* [REQUIRED TASK] Exclude pictures. Extract exactly the lines from the one that contains "Emit a Python" down to the one that contains "from matplotlib.transforms import", both included.

* [Source code of charts]
>> START

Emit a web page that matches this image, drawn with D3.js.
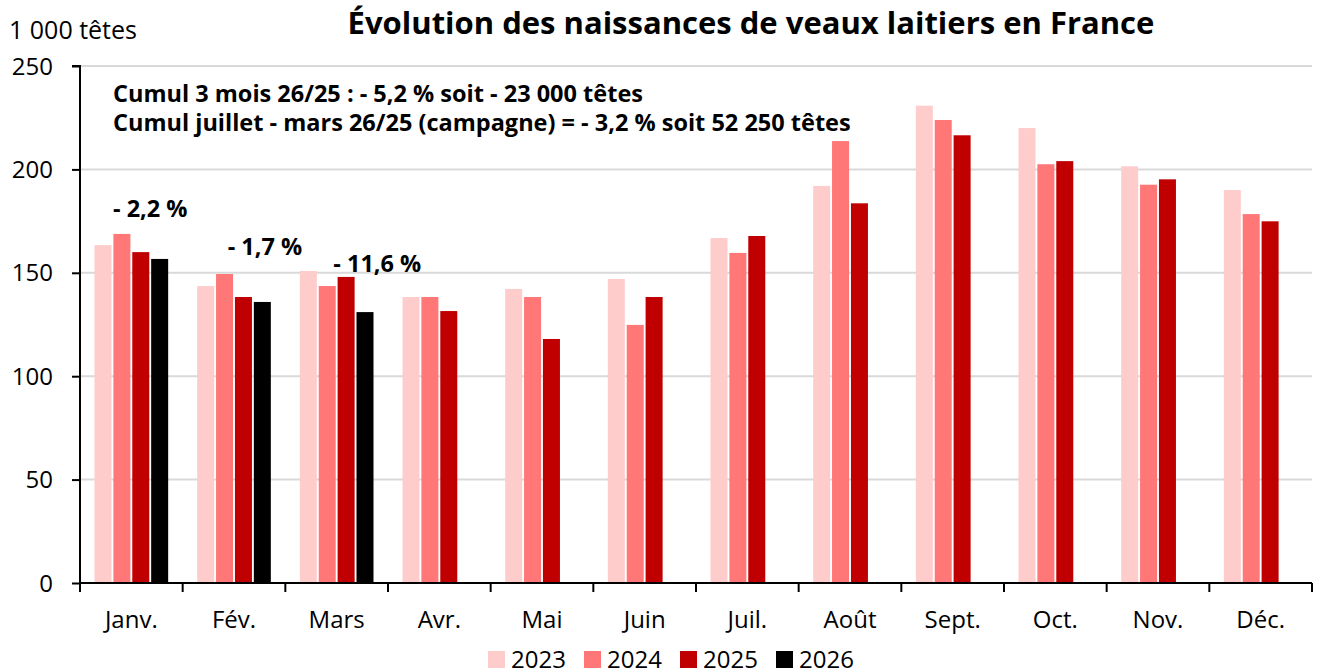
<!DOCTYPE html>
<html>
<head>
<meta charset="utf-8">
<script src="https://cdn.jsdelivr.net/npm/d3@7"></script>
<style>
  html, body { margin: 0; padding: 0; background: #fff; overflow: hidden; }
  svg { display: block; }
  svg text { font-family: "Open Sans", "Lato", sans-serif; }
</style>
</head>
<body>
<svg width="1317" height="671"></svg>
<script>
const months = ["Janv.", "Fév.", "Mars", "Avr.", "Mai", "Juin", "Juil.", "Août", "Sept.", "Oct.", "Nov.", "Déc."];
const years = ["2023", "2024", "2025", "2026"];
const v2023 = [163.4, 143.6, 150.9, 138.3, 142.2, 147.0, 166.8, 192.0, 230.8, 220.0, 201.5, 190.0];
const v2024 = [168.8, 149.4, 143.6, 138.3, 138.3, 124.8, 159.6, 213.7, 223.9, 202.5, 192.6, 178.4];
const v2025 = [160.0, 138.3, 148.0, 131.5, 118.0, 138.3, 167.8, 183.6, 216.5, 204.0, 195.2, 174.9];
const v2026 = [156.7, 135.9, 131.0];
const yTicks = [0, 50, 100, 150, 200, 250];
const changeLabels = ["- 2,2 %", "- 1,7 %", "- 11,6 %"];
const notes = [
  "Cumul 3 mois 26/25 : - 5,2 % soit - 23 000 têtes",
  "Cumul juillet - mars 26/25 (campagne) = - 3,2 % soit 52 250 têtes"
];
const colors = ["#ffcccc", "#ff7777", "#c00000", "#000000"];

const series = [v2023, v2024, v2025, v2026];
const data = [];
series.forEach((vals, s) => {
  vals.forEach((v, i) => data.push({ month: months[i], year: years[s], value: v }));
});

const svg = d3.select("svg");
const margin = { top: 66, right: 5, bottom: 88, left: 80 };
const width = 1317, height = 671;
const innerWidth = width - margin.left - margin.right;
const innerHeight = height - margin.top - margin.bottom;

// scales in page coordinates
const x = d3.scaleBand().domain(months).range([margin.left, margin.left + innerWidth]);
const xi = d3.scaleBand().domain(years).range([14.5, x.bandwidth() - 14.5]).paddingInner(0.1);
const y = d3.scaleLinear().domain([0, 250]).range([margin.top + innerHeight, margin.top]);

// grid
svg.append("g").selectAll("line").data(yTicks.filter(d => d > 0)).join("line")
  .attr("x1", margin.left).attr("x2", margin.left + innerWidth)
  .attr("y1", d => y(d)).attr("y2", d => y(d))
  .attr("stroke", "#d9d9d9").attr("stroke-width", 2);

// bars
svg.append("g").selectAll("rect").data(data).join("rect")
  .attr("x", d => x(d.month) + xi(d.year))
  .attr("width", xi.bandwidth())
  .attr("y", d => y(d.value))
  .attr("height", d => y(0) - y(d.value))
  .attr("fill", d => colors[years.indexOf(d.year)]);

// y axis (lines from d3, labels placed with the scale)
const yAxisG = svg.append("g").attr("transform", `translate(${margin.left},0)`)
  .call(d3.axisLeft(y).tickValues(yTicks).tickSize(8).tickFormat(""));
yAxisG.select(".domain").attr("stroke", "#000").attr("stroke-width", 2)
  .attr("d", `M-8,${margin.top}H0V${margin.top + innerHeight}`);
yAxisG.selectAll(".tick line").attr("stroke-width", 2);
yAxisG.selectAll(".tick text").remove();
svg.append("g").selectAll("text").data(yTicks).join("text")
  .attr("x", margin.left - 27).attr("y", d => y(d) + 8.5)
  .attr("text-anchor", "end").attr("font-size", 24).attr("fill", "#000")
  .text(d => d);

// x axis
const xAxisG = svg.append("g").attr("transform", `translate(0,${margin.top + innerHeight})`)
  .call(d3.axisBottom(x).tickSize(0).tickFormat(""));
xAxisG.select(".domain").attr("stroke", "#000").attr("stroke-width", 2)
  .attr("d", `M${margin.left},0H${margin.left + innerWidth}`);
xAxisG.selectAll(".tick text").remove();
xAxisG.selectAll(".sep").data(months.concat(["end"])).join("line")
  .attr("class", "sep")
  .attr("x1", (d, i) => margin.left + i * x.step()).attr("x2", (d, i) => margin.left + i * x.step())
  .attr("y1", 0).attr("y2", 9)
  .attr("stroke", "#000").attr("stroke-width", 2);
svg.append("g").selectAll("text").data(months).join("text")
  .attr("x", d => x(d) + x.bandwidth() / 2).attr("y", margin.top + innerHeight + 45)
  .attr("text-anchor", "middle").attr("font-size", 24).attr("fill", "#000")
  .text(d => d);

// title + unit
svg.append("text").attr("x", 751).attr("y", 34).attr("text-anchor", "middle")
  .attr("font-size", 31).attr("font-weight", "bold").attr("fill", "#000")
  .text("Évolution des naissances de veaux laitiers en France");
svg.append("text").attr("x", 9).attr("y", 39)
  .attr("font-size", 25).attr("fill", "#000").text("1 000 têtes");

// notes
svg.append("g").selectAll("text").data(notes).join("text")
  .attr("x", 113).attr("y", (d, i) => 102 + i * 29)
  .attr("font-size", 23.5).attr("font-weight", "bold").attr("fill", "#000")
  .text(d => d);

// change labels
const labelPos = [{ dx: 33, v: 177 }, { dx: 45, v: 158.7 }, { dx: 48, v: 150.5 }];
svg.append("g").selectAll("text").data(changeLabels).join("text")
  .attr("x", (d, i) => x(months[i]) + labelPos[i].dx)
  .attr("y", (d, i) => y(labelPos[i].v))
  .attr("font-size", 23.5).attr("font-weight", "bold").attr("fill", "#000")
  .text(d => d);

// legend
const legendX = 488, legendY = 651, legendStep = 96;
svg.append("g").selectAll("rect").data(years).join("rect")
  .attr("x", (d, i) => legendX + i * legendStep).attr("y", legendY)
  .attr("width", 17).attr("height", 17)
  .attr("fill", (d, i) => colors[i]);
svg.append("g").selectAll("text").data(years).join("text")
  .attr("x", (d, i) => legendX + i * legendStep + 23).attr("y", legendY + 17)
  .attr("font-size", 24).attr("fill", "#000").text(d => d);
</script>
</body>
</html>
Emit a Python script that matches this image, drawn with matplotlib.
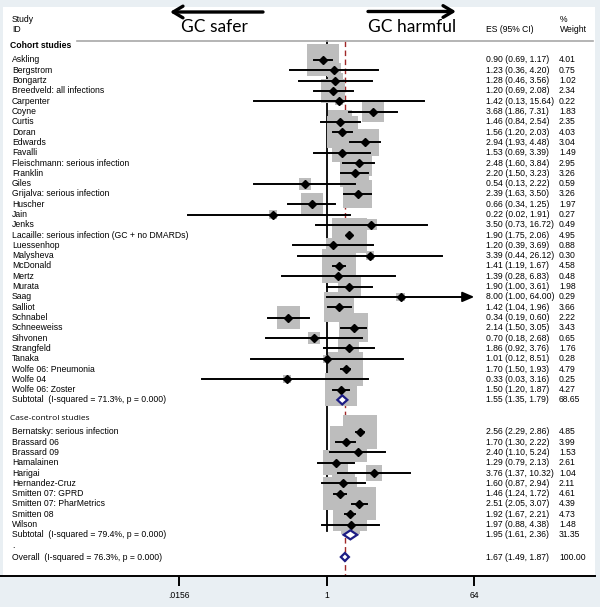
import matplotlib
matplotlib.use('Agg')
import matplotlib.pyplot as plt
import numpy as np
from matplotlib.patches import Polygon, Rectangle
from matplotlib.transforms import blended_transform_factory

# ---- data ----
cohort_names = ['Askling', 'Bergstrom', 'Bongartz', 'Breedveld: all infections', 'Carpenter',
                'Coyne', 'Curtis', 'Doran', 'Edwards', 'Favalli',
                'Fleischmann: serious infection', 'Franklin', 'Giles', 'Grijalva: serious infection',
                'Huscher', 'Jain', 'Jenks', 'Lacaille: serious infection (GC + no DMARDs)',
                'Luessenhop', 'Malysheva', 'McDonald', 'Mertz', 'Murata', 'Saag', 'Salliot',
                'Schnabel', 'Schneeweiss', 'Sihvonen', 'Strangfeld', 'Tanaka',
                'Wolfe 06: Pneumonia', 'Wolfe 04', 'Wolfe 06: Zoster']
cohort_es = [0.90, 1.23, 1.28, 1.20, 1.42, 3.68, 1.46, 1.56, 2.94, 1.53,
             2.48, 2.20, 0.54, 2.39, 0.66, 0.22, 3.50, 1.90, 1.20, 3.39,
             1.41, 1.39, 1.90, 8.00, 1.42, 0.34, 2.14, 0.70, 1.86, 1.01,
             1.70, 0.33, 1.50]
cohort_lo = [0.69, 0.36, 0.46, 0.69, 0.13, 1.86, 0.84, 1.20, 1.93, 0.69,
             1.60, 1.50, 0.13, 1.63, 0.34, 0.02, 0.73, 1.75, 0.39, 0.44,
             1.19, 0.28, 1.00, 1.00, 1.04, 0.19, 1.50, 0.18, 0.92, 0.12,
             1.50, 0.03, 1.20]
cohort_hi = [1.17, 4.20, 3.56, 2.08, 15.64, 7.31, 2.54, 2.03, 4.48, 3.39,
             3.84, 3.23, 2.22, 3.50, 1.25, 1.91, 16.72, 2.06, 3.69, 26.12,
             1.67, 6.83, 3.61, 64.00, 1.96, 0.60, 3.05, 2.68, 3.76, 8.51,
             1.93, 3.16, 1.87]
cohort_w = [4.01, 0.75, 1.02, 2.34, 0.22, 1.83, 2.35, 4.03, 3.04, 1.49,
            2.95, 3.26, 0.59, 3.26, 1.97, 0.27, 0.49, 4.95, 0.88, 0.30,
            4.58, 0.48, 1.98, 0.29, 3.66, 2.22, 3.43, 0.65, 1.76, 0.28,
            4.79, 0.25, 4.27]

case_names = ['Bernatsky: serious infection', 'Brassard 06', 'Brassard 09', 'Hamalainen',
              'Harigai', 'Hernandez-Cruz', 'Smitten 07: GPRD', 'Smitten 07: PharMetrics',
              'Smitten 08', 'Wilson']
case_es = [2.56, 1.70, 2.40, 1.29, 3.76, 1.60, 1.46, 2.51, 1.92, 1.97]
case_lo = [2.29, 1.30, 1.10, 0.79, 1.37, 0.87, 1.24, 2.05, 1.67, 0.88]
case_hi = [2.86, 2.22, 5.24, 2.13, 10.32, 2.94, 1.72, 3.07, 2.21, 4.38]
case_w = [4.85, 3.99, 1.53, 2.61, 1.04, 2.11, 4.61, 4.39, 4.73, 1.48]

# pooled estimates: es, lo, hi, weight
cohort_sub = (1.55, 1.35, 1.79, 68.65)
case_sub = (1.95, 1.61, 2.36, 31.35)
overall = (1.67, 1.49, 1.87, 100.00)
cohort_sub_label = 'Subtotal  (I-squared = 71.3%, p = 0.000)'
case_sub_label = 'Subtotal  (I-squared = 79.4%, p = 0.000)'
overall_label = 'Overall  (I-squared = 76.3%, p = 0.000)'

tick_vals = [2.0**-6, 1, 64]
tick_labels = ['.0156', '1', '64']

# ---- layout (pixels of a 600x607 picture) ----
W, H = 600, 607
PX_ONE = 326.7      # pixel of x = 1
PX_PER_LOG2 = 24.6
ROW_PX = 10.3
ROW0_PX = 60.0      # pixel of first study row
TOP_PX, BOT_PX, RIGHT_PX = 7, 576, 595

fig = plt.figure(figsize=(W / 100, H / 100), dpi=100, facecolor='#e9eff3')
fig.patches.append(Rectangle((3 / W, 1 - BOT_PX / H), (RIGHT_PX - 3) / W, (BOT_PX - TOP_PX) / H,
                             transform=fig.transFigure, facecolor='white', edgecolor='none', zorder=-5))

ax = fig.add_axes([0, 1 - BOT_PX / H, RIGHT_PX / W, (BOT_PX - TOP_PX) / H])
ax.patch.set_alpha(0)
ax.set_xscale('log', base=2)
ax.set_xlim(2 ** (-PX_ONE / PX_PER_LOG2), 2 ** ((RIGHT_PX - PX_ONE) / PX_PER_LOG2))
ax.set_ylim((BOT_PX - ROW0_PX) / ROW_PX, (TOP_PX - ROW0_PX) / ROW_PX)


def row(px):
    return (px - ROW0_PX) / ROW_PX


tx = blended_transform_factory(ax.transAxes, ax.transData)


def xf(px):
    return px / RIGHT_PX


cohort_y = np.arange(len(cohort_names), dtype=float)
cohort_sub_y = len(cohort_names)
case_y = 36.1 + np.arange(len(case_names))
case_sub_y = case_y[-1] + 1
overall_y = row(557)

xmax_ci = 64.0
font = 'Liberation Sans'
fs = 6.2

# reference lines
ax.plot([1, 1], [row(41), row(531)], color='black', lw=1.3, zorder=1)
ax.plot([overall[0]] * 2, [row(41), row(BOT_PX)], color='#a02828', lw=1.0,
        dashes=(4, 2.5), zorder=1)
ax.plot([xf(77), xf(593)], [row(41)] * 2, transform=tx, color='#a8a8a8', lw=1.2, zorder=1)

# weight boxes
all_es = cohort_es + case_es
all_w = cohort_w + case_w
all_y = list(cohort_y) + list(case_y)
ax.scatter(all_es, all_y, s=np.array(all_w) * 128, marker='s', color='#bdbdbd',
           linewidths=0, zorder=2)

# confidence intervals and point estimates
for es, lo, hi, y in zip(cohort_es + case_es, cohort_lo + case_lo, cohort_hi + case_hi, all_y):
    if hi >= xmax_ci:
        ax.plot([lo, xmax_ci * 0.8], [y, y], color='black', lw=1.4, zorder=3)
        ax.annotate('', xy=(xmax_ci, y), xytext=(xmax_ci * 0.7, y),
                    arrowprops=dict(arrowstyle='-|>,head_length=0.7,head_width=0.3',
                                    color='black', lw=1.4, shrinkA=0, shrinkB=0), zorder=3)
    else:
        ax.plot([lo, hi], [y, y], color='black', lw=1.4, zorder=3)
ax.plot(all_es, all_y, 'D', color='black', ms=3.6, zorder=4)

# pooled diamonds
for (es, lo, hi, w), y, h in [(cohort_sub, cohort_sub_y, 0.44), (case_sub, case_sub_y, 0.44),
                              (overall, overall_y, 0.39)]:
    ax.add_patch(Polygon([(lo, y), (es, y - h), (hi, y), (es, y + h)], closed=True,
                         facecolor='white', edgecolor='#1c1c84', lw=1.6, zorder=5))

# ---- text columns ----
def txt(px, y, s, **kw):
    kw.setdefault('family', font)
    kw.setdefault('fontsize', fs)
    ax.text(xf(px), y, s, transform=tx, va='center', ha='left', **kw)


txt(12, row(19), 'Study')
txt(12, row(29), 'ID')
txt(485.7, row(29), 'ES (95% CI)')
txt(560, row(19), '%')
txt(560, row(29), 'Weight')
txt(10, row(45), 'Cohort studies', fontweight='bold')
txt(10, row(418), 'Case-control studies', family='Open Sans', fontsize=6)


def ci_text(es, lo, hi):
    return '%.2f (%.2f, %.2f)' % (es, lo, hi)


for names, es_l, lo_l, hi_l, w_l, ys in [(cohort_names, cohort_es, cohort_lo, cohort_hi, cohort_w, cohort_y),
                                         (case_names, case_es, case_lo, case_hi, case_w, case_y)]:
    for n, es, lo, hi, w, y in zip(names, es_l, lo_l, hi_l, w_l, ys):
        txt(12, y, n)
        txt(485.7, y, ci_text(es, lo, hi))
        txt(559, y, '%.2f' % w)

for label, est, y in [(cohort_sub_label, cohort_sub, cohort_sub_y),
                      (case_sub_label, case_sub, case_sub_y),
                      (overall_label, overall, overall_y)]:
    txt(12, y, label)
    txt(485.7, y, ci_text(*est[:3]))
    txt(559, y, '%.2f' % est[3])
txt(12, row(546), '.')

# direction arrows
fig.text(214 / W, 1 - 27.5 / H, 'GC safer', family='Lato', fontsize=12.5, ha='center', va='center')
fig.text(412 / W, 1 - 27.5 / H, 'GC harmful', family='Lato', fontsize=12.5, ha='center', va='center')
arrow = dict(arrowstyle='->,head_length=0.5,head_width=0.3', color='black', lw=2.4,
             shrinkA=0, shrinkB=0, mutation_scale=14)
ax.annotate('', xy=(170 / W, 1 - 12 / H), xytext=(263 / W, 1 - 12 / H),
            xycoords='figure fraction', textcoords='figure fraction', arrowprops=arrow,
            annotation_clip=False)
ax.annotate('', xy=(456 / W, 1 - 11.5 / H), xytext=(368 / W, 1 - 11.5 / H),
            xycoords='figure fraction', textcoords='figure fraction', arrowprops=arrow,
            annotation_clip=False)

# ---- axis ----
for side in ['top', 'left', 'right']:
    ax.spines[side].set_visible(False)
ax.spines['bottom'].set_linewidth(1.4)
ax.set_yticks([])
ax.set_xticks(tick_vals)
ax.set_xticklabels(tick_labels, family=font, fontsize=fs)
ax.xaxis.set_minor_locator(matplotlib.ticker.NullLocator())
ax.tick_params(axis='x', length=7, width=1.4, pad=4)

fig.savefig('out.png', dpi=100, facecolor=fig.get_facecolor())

>> END

* [COMPLETE OUTPUT]
Emit a Python script that matches this image, drawn with matplotlib.
import matplotlib
matplotlib.use('Agg')
import matplotlib.pyplot as plt
import numpy as np
from matplotlib.patches import Polygon, Rectangle
from matplotlib.transforms import blended_transform_factory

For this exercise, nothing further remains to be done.